Repeat everything from the first line of the listing below through the line that contains "900, 913, 920, 917, 908, 893, 883, 885, 892, 900, 908]", exactly. Leave out pictures.
======== Given material
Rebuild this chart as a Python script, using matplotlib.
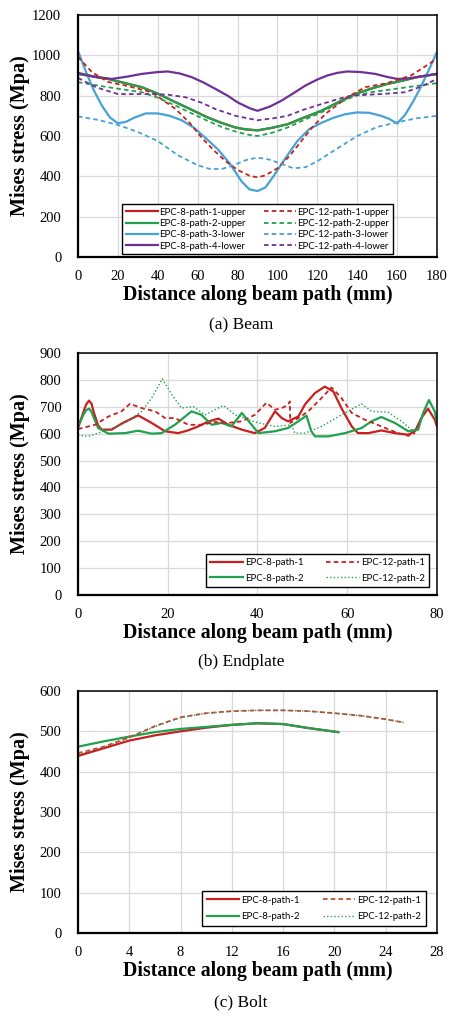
import matplotlib
matplotlib.use("Agg")
import matplotlib.pyplot as plt

# ---------------- (a) Beam ----------------
beam_8_1_x = [0, 15, 32, 40, 49, 57, 65, 72, 79, 84, 90, 97, 105, 113, 122, 130, 139, 147, 155, 163, 170, 180]
beam_8_1_y = [908, 883, 842, 810, 767, 730, 692, 665, 642, 633, 628, 640, 658, 690, 725, 765, 808, 835, 858, 875, 892, 908]

beam_8_2_x = [0, 15, 32, 40, 49, 57, 65, 72, 79, 84, 90, 97, 105, 113, 122, 130, 139, 147, 155, 163, 170, 180]
beam_8_2_y = [908, 883, 842, 810, 767, 730, 692, 665, 642, 633, 628, 640, 658, 690, 725, 765, 808, 835, 858, 875, 892, 908]

beam_8_3_x = [0, 4, 8, 12, 16, 20, 24, 28, 34, 40, 46, 52, 58, 64, 70, 76, 82, 86, 90, 94, 98,
              104, 110, 116, 122, 128, 134, 140, 146, 152, 156, 160, 164, 168, 172, 176, 180]
beam_8_3_y = [1022, 918, 825, 750, 692, 663, 670, 690, 712, 712, 700, 678, 642, 590, 535, 465, 375, 335, 327, 345, 400,
              490, 575, 635, 665, 690, 708, 717, 715, 700, 685, 662, 705, 770, 845, 930, 1017]

beam_8_4_x = [0, 9, 17, 25, 32, 40, 45, 51, 57, 63, 69, 75, 80, 86, 90, 96, 102, 108, 114, 120,
              125, 130, 135, 142, 149, 155, 160, 165, 170, 175, 180]
beam_8_4_y = [913, 892, 883, 895, 908, 917, 920, 910, 892, 865, 833, 800, 767, 738, 725, 745, 775, 812, 850, 880,
              900, 913, 920, 917, 908, 893, 883, 885, 892, 900, 908]

beam_12_1_x = [0, 7, 15, 24, 37, 49, 56, 62, 68, 74, 80, 86, 90, 94, 100, 106, 112, 118, 125, 135, 144, 155, 167, 180]
beam_12_1_y = [992, 917, 868, 850, 817, 733, 665, 592, 530, 475, 432, 403, 395, 405, 440, 500, 575, 650, 717, 792, 842, 862, 900, 983]

beam_12_2_x = [0, 15, 32, 40, 49, 57, 65, 72, 79, 85, 90, 97, 105, 113, 122, 130, 139, 147, 155, 165, 180]
beam_12_2_y = [867, 842, 817, 790, 750, 712, 675, 645, 622, 607, 600, 615, 642, 678, 717, 760, 800, 817, 828, 842, 862]

beam_12_3_x = [0, 10, 20, 30, 40, 50, 60, 66, 72, 78, 84, 90, 96, 102, 108, 114, 120, 130, 140, 150, 160, 170, 180]
beam_12_3_y = [697, 680, 655, 620, 575, 505, 455, 437, 436, 455, 480, 493, 483, 462, 440, 445, 475, 538, 600, 645, 668, 688, 700]

beam_12_4_x = [0, 9, 20, 37, 45, 54, 62, 69, 79, 90, 98, 105, 113, 122, 130, 137, 152, 164, 172, 180]
beam_12_4_y = [888, 842, 808, 808, 805, 792, 765, 733, 700, 678, 688, 700, 730, 758, 782, 800, 808, 817, 845, 883]

# ---------------- (b) Endplate ----------------
end_8_1_x = [0, 1.2, 1.8, 2.45, 3.0, 3.5, 4.5, 5.3, 7.5, 10, 13.4, 16.4, 19.4, 22.3, 24.5, 26.8, 29, 31.3,
             33.5, 36.5, 39.4, 41.6, 43.9, 45.4, 46.8, 49.1, 50.6, 52.8, 55, 56.9, 58.7, 61, 62.4, 64.7,
             67.6, 70.6, 73.6, 75.1, 76.5, 78, 79.5, 80]
end_8_1_y = [621, 680, 708, 723, 712, 680, 630, 615, 615, 640, 668, 640, 609, 602, 612, 627, 645, 656,
             633, 615, 602, 621, 683, 658, 646, 664, 709, 751, 775, 757, 695, 627, 602, 602,
             612, 602, 596, 609, 658, 693, 652, 627]

end_8_2_x = [0, 1.2, 1.8, 2.45, 3.0, 3.5, 4.5, 6.8, 10.5, 13.4, 16.4, 18.6, 21.6, 25.3, 27.5, 29.8, 32,
             34.2, 36.5, 38.7, 40.2, 43.9, 46.8, 49.1, 50.9, 52, 52.8, 55.8, 59.5, 63.2, 65.4, 67.6,
             70.6, 73.6, 75.8, 76.9, 78.2, 79.5, 80]
end_8_2_y = [627, 670, 687, 693, 682, 660, 621, 600, 602, 611, 600, 602, 633, 683, 670, 633, 640,
             627, 677, 633, 602, 609, 621, 646, 667, 609, 590, 590, 602, 621, 646, 662,
             640, 609, 615, 677, 725, 683, 640]

end_12_1_x = [0, 3.8, 6.8, 9.7, 11.6, 14.2, 17.2, 19.4, 21.6, 24.6, 27.5, 30.5, 33.5, 36.5, 39.4, 42,
              43.9, 45.4, 46.8, 47.2, 47.3, 49.1, 51.3, 54.3, 56.5, 58.7, 61, 63.9, 67.6, 71.3, 73.6, 75.1]
end_12_1_y = [617, 633, 664, 683, 711, 695, 683, 658, 658, 633, 633, 643, 640, 646, 670, 715,
              689, 695, 707, 720, 640, 658, 683, 733, 772, 733, 677, 652, 627, 602, 592, 602]

end_12_2_x = [0, 2.3, 6.8, 10.5, 14.2, 16.4, 18.8, 20.9, 23.1, 25.7, 28.3, 32.4, 35, 38, 40.2, 43.9,
              47.6, 48.3, 50.6, 54.3, 58.7, 63.2, 65.4, 69.1, 72.1, 74.3, 75.8]
end_12_2_y = [594, 590, 615, 640, 683, 732, 804, 745, 695, 701, 670, 705, 670, 652, 640, 627,
              633, 602, 602, 627, 670, 711, 683, 680, 646, 615, 609]

# ---------------- (c) Bolt ----------------
bolt_8_x = [0, 2, 4, 6, 8, 10, 12, 14, 16, 18, 20.3]
bolt_8_1_y = [439, 458, 477, 490, 500, 509, 516, 520, 518, 508, 498]
bolt_8_2_y = [462, 475, 487, 498, 506, 511, 516, 520, 518, 508, 498]

bolt_12_x = [0, 2, 4, 6, 8, 10, 12, 14, 16, 18, 20, 22, 24, 25.4]
bolt_12_1_y = [446, 462, 485, 513, 535, 545, 550, 552, 552, 550, 545, 539, 530, 522]
bolt_12_2_y = [442, 460, 484, 512, 534, 545, 550, 552, 552, 550, 545, 539, 530, 522]

RED = "#C8201E"
GREEN = "#21A04E"
BLUE = "#46A3D3"
PURPLE = "#6F3096"

serif = "Liberation Serif"
legend_font = {"family": "Lato", "size": 6.9}

fig = plt.figure(figsize=(4.56, 10.16), dpi=100)


def style_axes(ax, xmax, xstep, ymax, ystep):
    ax.set_xlim(0, xmax)
    ax.set_ylim(0, ymax)
    ax.set_xticks(range(0, xmax + 1, xstep))
    ax.set_yticks(range(0, ymax + 1, ystep))
    ax.grid(True, color="#d9d9d9", linewidth=0.9)
    ax.set_axisbelow(True)
    ax.tick_params(axis="x", length=0, labelsize=10.5, pad=9)
    ax.tick_params(axis="y", length=0, labelsize=10.5, pad=12)
    for lab in ax.get_xticklabels() + ax.get_yticklabels():
        lab.set_fontfamily(serif)
    for s in ax.spines.values():
        s.set_color("black")
        s.set_linewidth(1.1)
    ax.spines["bottom"].set_linewidth(1.6)
    ax.spines["left"].set_linewidth(1.6)
    ax.set_ylabel("Mises stress (Mpa)", fontsize=14.5, fontweight="bold", family=serif)
    ax.yaxis.set_label_coords(-0.135, 0.5)
    ax.set_xlabel("Distance along beam path (mm)", fontsize=14.2, fontweight="bold", family=serif,
                  labelpad=2)


W = 359 / 456
L = 78 / 456
H = 242 / 1016

# (a)
ax1 = fig.add_axes([L, 1 - 257 / 1016, W, H])
lw = 1.6
ax1.plot(beam_8_1_x, beam_8_1_y, color=RED, lw=lw, label="EPC-8-path-1-upper")
ax1.plot(beam_8_2_x, beam_8_2_y, color=GREEN, lw=lw, label="EPC-8-path-2-upper")
ax1.plot(beam_8_3_x, beam_8_3_y, color=BLUE, lw=lw, label="EPC-8-path-3-lower")
ax1.plot(beam_8_4_x, beam_8_4_y, color=PURPLE, lw=lw, label="EPC-8-path-4-lower")
ax1.plot(beam_12_1_x, beam_12_1_y, color=RED, lw=1.3, ls=(0, (2.5, 1.8)), label="EPC-12-path-1-upper")
ax1.plot(beam_12_2_x, beam_12_2_y, color=GREEN, lw=1.3, ls=(0, (2.5, 1.8)), label="EPC-12-path-2-upper")
ax1.plot(beam_12_3_x, beam_12_3_y, color=BLUE, lw=1.3, ls=(0, (2.5, 1.8)), label="EPC-12-path-3-lower")
ax1.plot(beam_12_4_x, beam_12_4_y, color=PURPLE, lw=1.3, ls=(0, (2.5, 1.8)), label="EPC-12-path-4-lower")
style_axes(ax1, 180, 20, 1200, 200)
leg = ax1.legend(ncol=2, loc="lower center", bbox_to_anchor=(0.5, 0.012), prop=legend_font,
                 fancybox=False, edgecolor="black", framealpha=1, handlelength=3.4,
                 columnspacing=1.9, labelspacing=0.25, borderpad=0.35, handletextpad=0.1,
                 borderaxespad=0)
leg.get_frame().set_linewidth(1.0)

# (b)
ax2 = fig.add_axes([L, 1 - 595 / 1016, W, H])
ax2.plot(end_8_1_x, end_8_1_y, color=RED, lw=lw, label="EPC-8-path-1")
ax2.plot(end_8_2_x, end_8_2_y, color=GREEN, lw=lw, label="EPC-8-path-2")
ax2.plot(end_12_1_x, end_12_1_y, color=RED, lw=1.3, ls=(0, (2.5, 1.8)), label="EPC-12-path-1")
ax2.plot(end_12_2_x, end_12_2_y, color=GREEN, lw=1.0, ls=(0, (1, 1.6)), label="EPC-12-path-2")
style_axes(ax2, 80, 20, 900, 100)
leg = ax2.legend(ncol=2, loc="lower right", bbox_to_anchor=(0.978, 0.033), prop=legend_font,
                 fancybox=False, edgecolor="black", framealpha=1, handlelength=3.4,
                 columnspacing=2.4, labelspacing=0.7, borderpad=0.45, handletextpad=0.2,
                 borderaxespad=0)
leg.get_frame().set_linewidth(1.0)

# (c)
ax3 = fig.add_axes([L, 1 - 933 / 1016, W, H])
ax3.plot(bolt_12_x, bolt_12_2_y, color=GREEN, lw=1.0, ls=(0, (1, 1.6)), label="EPC-12-path-2")
ax3.plot(bolt_8_x, bolt_8_1_y, color=RED, lw=lw, label="EPC-8-path-1")
ax3.plot(bolt_8_x, bolt_8_2_y, color=GREEN, lw=lw, label="EPC-8-path-2")
ax3.plot(bolt_12_x, bolt_12_1_y, color="#B5503A", lw=1.3, ls=(0, (2.5, 1.8)), label="EPC-12-path-1")
style_axes(ax3, 28, 4, 600, 100)
h, l = ax3.get_legend_handles_labels()
order = [1, 2, 3, 0]
leg = ax3.legend([h[i] for i in order], [l[i] for i in order], ncol=2, loc="lower right",
                 bbox_to_anchor=(0.969, 0.029), prop=legend_font,
                 fancybox=False, edgecolor="black", framealpha=1, handlelength=3.4,
                 columnspacing=2.4, labelspacing=0.8, borderpad=0.5, handletextpad=0.2,
                 borderaxespad=0)
leg.get_frame().set_linewidth(1.0)

# captions
fig.text(241 / 456, 1 - 325 / 1016, "(a) Beam", ha="center", va="center", family=serif, fontsize=12.5)
fig.text(241 / 456, 1 - 662 / 1016, "(b) Endplate", ha="center", va="center", family=serif, fontsize=12.5)
fig.text(241 / 456, 1 - 1002 / 1016, "(c) Bolt", ha="center", va="center", family=serif, fontsize=12.5)

fig.savefig("out.png", dpi=100, facecolor="white")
================
*Final result*:
Rebuild this chart as a Python script, using matplotlib.
import matplotlib
matplotlib.use("Agg")
import matplotlib.pyplot as plt

# ---------------- (a) Beam ----------------
beam_8_1_x = [0, 15, 32, 40, 49, 57, 65, 72, 79, 84, 90, 97, 105, 113, 122, 130, 139, 147, 155, 163, 170, 180]
beam_8_1_y = [908, 883, 842, 810, 767, 730, 692, 665, 642, 633, 628, 640, 658, 690, 725, 765, 808, 835, 858, 875, 892, 908]

beam_8_2_x = [0, 15, 32, 40, 49, 57, 65, 72, 79, 84, 90, 97, 105, 113, 122, 130, 139, 147, 155, 163, 170, 180]
beam_8_2_y = [908, 883, 842, 810, 767, 730, 692, 665, 642, 633, 628, 640, 658, 690, 725, 765, 808, 835, 858, 875, 892, 908]

beam_8_3_x = [0, 4, 8, 12, 16, 20, 24, 28, 34, 40, 46, 52, 58, 64, 70, 76, 82, 86, 90, 94, 98,
              104, 110, 116, 122, 128, 134, 140, 146, 152, 156, 160, 164, 168, 172, 176, 180]
beam_8_3_y = [1022, 918, 825, 750, 692, 663, 670, 690, 712, 712, 700, 678, 642, 590, 535, 465, 375, 335, 327, 345, 400,
              490, 575, 635, 665, 690, 708, 717, 715, 700, 685, 662, 705, 770, 845, 930, 1017]

beam_8_4_x = [0, 9, 17, 25, 32, 40, 45, 51, 57, 63, 69, 75, 80, 86, 90, 96, 102, 108, 114, 120,
              125, 130, 135, 142, 149, 155, 160, 165, 170, 175, 180]
beam_8_4_y = [913, 892, 883, 895, 908, 917, 920, 910, 892, 865, 833, 800, 767, 738, 725, 745, 775, 812, 850, 880,
              900, 913, 920, 917, 908, 893, 883, 885, 892, 900, 908]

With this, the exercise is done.